BigQuery geospatial visualization news
If you looked at BigQuery native visualization options some time ago, you might have tried BigQuery GeoViz and found it limited. But a lot of things have changed over the time, and I want to summarize major things that might help you to visualize Geospatial data in BigQuery.
More data
First, BigQuery GeoViz can handle much more data now. It is still a client-side app and is limited by the client memory, but can handle up to about a quarter gigabyte of data. This is not huge, but it allows it to show e.g. choropleth map of all US counties.
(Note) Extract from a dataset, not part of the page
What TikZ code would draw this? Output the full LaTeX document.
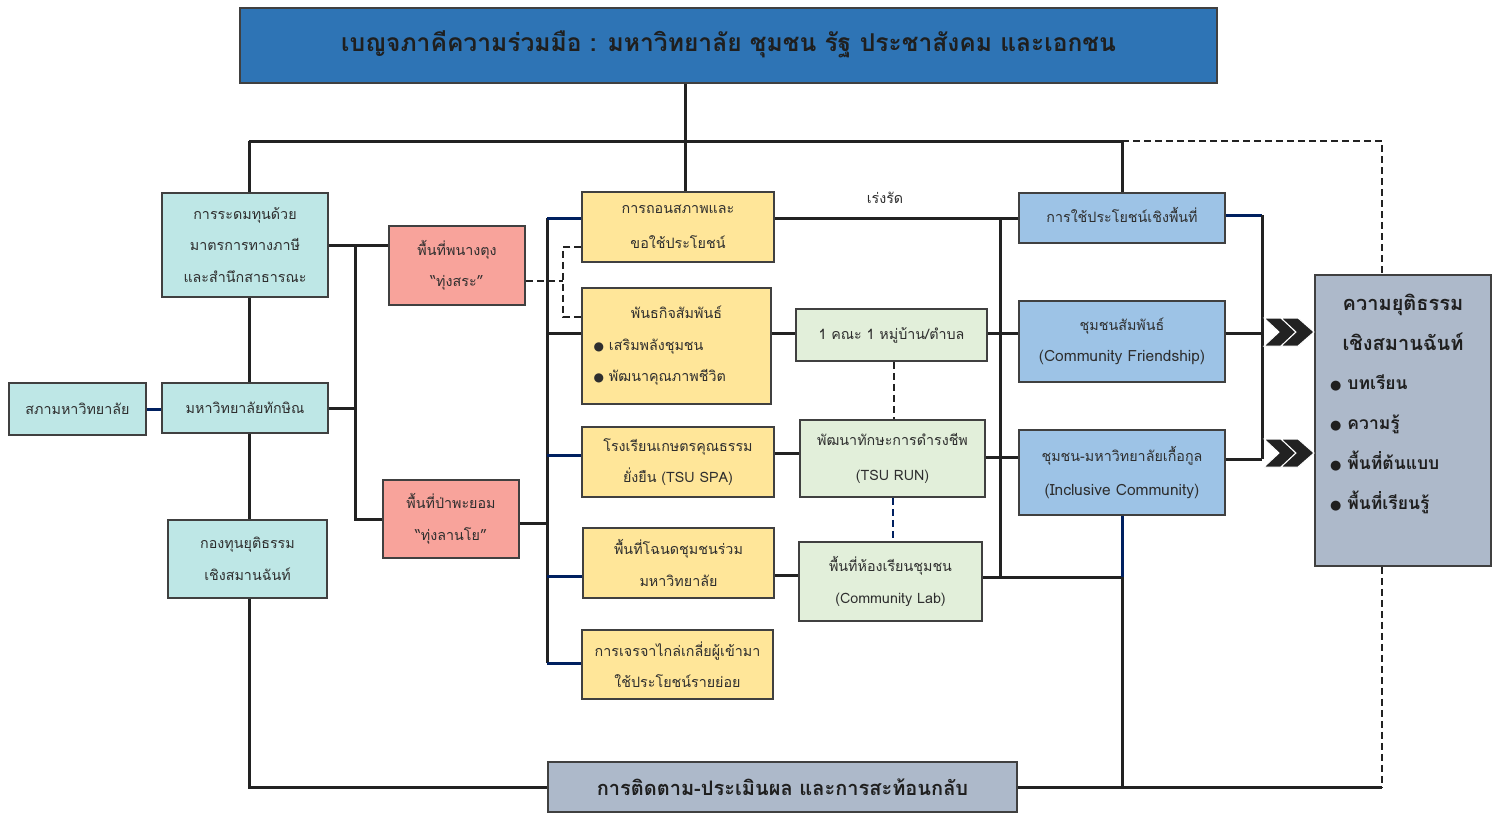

Let’s use NOAA lightning strikes dataset to show it, coloring counties by the number of strikes per square km.
SELECT
geo_id,
sum(number_of_strikes) as number_of_strikes,
any_value(county_name) as county_name,
any_value(county_geom) as county_geom,
sum(number_of_strikes) * 1e6 /
any_value(area_land_meters+area_water_meters) as strikes_per_km2
FROM `bigquery-public-data.noaa_lightning.lightning_2018` l
CROSS JOIN `bigquery-public-data.geo_us_boundaries.counties` c
WHERE ST_INTERSECTS(l.center_point, c.county_geom)
GROUP BY geo_id
This performs geospatial join of ~4mln records of lightning strikes with ~3k USA county polygons, finishes in ~20 seconds, let’s draw it. Here is the styling I used:
to render this picture:
ST_Simplify
This is not a GeoViz update, but a new BigQuery function that is very useful here. By reducing geography shape details, it allows GeoViz to show even more data and improves its responsiveness. E.g. while GeoViz can render all US counties in the query above, it might get sluggish on a not so powerful machine. We don’t need full spatial resolution to render this image though — the simplified shapes should be enough. Let’s measure how much “savings” can we get from this simplification:
SELECT
sum(length(st_asgeojson(county_geom))) orig,
sum(length(st_asgeojson(st_simplify(county_geom, 10)))) s10,
sum(length(st_asgeojson(st_simplify(county_geom, 100)))) s100,
sum(length(st_asgeojson(st_simplify(county_geom, 1000)))) s1k,
sum(length(st_asgeojson(st_simplify(county_geom, 10000)))) s10k
FROM `bigquery-public-data.geo_us_boundaries.counties`
This produces following values
orig = 198,832,836 -- almost 200 MB of original data
s10 = 36,180,791 -- polygons simplified to 10 meters tolerance
s100 = 9,215,490 -- 100 meters tolerance
s1k = 2,316,429 -- 1km tolerance
s10k = 1,218,814 -- 10km tolerance
Using 10 km is probably not worth it, but 100 meters looks like a sweet spot, reducing data by factor 20x. With less data to read from BigQuery, GeoViz loads data faster and feels more responsive when you explore the map.
Hint: ST_Simplify
is a relatively computationally expensive function, so don’t put it in a query that you run often, or when you care how fast it is. Rather, create a separate table containing simplified version of the Geography, with a query like the one below, and use it whenever you don’t need high precision of the original data:
CREATE OR REPLACE TABLE views.counties_simplified AS
SELECT *,
ST_Simplify(county_geom, 100) AS county_geom_100m,
ST_Simplify(county_geom, 1000) AS county_geom_1km
FROM `bigquery-public-data.geo_us_boundaries.counties`
Data Studio
DataStudio has become much better at visualizing geospatial data — it can draw BigQuery results, here is a write up about showing points
And this article talks about showing arbitrary polygons:
Note that the amount of data the DataStudio can show is about the same as GeoViz or slightly less, so ST_Simplify
can be useful here as well.
Carto tiler
Carto BigQuery tiler is a great third-party solution for visualizing massive spatial datasets when the BigQuery GeoViz limits are not enough.
dekart.xyz
This is another great open-source 3rd party tool that supports visualizing BigQuery GEOGRAPHY data.